**Prompt**
Word for word, restate every line of the listing that follows.

**Data shown**
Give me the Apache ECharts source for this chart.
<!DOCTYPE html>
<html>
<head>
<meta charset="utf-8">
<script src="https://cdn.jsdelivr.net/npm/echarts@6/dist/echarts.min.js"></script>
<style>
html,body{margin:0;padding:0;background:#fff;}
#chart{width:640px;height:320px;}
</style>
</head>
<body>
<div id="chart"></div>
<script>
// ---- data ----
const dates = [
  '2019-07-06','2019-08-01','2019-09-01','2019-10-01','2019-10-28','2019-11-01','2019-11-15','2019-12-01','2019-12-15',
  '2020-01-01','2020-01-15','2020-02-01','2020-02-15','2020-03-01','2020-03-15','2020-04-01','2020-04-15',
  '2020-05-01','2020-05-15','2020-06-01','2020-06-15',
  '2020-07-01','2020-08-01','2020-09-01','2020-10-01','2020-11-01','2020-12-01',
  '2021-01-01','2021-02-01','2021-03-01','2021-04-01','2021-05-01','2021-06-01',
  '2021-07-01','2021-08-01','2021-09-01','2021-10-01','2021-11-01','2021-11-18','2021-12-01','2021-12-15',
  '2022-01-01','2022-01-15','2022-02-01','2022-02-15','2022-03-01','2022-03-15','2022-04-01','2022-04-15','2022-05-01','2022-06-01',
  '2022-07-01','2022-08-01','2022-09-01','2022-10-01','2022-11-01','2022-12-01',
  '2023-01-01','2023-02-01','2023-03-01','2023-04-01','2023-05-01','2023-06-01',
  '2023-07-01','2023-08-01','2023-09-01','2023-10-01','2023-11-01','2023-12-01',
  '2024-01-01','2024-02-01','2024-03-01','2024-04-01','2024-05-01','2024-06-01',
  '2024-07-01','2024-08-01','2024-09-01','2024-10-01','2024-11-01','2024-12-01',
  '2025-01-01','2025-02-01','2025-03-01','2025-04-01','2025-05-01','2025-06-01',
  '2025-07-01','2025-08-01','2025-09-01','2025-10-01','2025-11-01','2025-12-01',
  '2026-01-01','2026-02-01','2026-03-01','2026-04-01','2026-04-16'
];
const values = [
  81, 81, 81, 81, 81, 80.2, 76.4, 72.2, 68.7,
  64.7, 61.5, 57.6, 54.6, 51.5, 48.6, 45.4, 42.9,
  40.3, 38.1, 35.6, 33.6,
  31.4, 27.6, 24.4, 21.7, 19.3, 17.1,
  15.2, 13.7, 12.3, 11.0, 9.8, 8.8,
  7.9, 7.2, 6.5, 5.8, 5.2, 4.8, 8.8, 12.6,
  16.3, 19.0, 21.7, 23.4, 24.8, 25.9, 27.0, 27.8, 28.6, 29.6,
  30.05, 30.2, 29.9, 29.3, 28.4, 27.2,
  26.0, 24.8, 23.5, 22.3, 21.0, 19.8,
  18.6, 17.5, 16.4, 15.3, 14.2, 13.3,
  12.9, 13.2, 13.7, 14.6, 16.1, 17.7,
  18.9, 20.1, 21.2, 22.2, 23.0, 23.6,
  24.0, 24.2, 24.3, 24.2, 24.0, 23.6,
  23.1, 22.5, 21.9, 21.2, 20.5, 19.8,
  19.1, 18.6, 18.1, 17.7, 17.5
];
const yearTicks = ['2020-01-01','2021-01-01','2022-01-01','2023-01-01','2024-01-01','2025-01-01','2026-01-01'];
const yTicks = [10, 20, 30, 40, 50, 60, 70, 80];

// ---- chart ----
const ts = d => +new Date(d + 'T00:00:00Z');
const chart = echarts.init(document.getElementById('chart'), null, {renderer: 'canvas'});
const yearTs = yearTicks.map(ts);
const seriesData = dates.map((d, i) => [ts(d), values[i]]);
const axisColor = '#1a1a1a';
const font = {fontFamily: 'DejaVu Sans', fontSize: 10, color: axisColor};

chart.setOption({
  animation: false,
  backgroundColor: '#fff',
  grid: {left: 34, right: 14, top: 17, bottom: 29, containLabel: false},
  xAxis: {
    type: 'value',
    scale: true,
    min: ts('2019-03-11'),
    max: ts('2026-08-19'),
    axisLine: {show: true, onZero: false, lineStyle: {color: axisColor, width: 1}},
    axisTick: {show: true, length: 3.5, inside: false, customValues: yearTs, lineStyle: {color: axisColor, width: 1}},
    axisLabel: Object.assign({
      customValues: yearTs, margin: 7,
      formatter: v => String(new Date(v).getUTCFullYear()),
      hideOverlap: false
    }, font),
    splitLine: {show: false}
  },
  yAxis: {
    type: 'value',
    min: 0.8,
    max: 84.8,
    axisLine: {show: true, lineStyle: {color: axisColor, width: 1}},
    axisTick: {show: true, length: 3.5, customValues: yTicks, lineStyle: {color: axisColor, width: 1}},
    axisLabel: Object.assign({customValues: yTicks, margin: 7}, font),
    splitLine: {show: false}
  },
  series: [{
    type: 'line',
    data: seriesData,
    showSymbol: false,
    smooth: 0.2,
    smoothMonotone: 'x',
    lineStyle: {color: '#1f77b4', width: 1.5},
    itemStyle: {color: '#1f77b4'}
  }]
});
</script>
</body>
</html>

**Right answer**
Give me the Apache ECharts source for this chart.
<!DOCTYPE html>
<html>
<head>
<meta charset="utf-8">
<script src="https://cdn.jsdelivr.net/npm/echarts@6/dist/echarts.min.js"></script>
<style>
html,body{margin:0;padding:0;background:#fff;}
#chart{width:640px;height:320px;}
</style>
</head>
<body>
<div id="chart"></div>
<script>
// ---- data ----
const dates = [
  '2019-07-06','2019-08-01','2019-09-01','2019-10-01','2019-10-28','2019-11-01','2019-11-15','2019-12-01','2019-12-15',
  '2020-01-01','2020-01-15','2020-02-01','2020-02-15','2020-03-01','2020-03-15','2020-04-01','2020-04-15',
  '2020-05-01','2020-05-15','2020-06-01','2020-06-15',
  '2020-07-01','2020-08-01','2020-09-01','2020-10-01','2020-11-01','2020-12-01',
  '2021-01-01','2021-02-01','2021-03-01','2021-04-01','2021-05-01','2021-06-01',
  '2021-07-01','2021-08-01','2021-09-01','2021-10-01','2021-11-01','2021-11-18','2021-12-01','2021-12-15',
  '2022-01-01','2022-01-15','2022-02-01','2022-02-15','2022-03-01','2022-03-15','2022-04-01','2022-04-15','2022-05-01','2022-06-01',
  '2022-07-01','2022-08-01','2022-09-01','2022-10-01','2022-11-01','2022-12-01',
  '2023-01-01','2023-02-01','2023-03-01','2023-04-01','2023-05-01','2023-06-01',
  '2023-07-01','2023-08-01','2023-09-01','2023-10-01','2023-11-01','2023-12-01',
  '2024-01-01','2024-02-01','2024-03-01','2024-04-01','2024-05-01','2024-06-01',
  '2024-07-01','2024-08-01','2024-09-01','2024-10-01','2024-11-01','2024-12-01',
  '2025-01-01','2025-02-01','2025-03-01','2025-04-01','2025-05-01','2025-06-01',
  '2025-07-01','2025-08-01','2025-09-01','2025-10-01','2025-11-01','2025-12-01',
  '2026-01-01','2026-02-01','2026-03-01','2026-04-01','2026-04-16'
];
const values = [
  81, 81, 81, 81, 81, 80.2, 76.4, 72.2, 68.7,
  64.7, 61.5, 57.6, 54.6, 51.5, 48.6, 45.4, 42.9,
  40.3, 38.1, 35.6, 33.6,
  31.4, 27.6, 24.4, 21.7, 19.3, 17.1,
  15.2, 13.7, 12.3, 11.0, 9.8, 8.8,
  7.9, 7.2, 6.5, 5.8, 5.2, 4.8, 8.8, 12.6,
  16.3, 19.0, 21.7, 23.4, 24.8, 25.9, 27.0, 27.8, 28.6, 29.6,
  30.05, 30.2, 29.9, 29.3, 28.4, 27.2,
  26.0, 24.8, 23.5, 22.3, 21.0, 19.8,
  18.6, 17.5, 16.4, 15.3, 14.2, 13.3,
  12.9, 13.2, 13.7, 14.6, 16.1, 17.7,
  18.9, 20.1, 21.2, 22.2, 23.0, 23.6,
  24.0, 24.2, 24.3, 24.2, 24.0, 23.6,
  23.1, 22.5, 21.9, 21.2, 20.5, 19.8,
  19.1, 18.6, 18.1, 17.7, 17.5
];
const yearTicks = ['2020-01-01','2021-01-01','2022-01-01','2023-01-01','2024-01-01','2025-01-01','2026-01-01'];
const yTicks = [10, 20, 30, 40, 50, 60, 70, 80];

// ---- chart ----
const ts = d => +new Date(d + 'T00:00:00Z');
const chart = echarts.init(document.getElementById('chart'), null, {renderer: 'canvas'});
const yearTs = yearTicks.map(ts);
const seriesData = dates.map((d, i) => [ts(d), values[i]]);
const axisColor = '#1a1a1a';
const font = {fontFamily: 'DejaVu Sans', fontSize: 10, color: axisColor};

chart.setOption({
  animation: false,
  backgroundColor: '#fff',
  grid: {left: 34, right: 14, top: 17, bottom: 29, containLabel: false},
  xAxis: {
    type: 'value',
    scale: true,
    min: ts('2019-03-11'),
    max: ts('2026-08-19'),
    axisLine: {show: true, onZero: false, lineStyle: {color: axisColor, width: 1}},
    axisTick: {show: true, length: 3.5, inside: false, customValues: yearTs, lineStyle: {color: axisColor, width: 1}},
    axisLabel: Object.assign({
      customValues: yearTs, margin: 7,
      formatter: v => String(new Date(v).getUTCFullYear()),
      hideOverlap: false
    }, font),
    splitLine: {show: false}
  },
  yAxis: {
    type: 'value',
    min: 0.8,
    max: 84.8,
    axisLine: {show: true, lineStyle: {color: axisColor, width: 1}},
    axisTick: {show: true, length: 3.5, customValues: yTicks, lineStyle: {color: axisColor, width: 1}},
    axisLabel: Object.assign({customValues: yTicks, margin: 7}, font),
    splitLine: {show: false}
  },
  series: [{
    type: 'line',
    data: seriesData,
    showSymbol: false,
    smooth: 0.2,
    smoothMonotone: 'x',
    lineStyle: {color: '#1f77b4', width: 1.5},
    itemStyle: {color: '#1f77b4'}
  }]
});
</script>
</body>
</html>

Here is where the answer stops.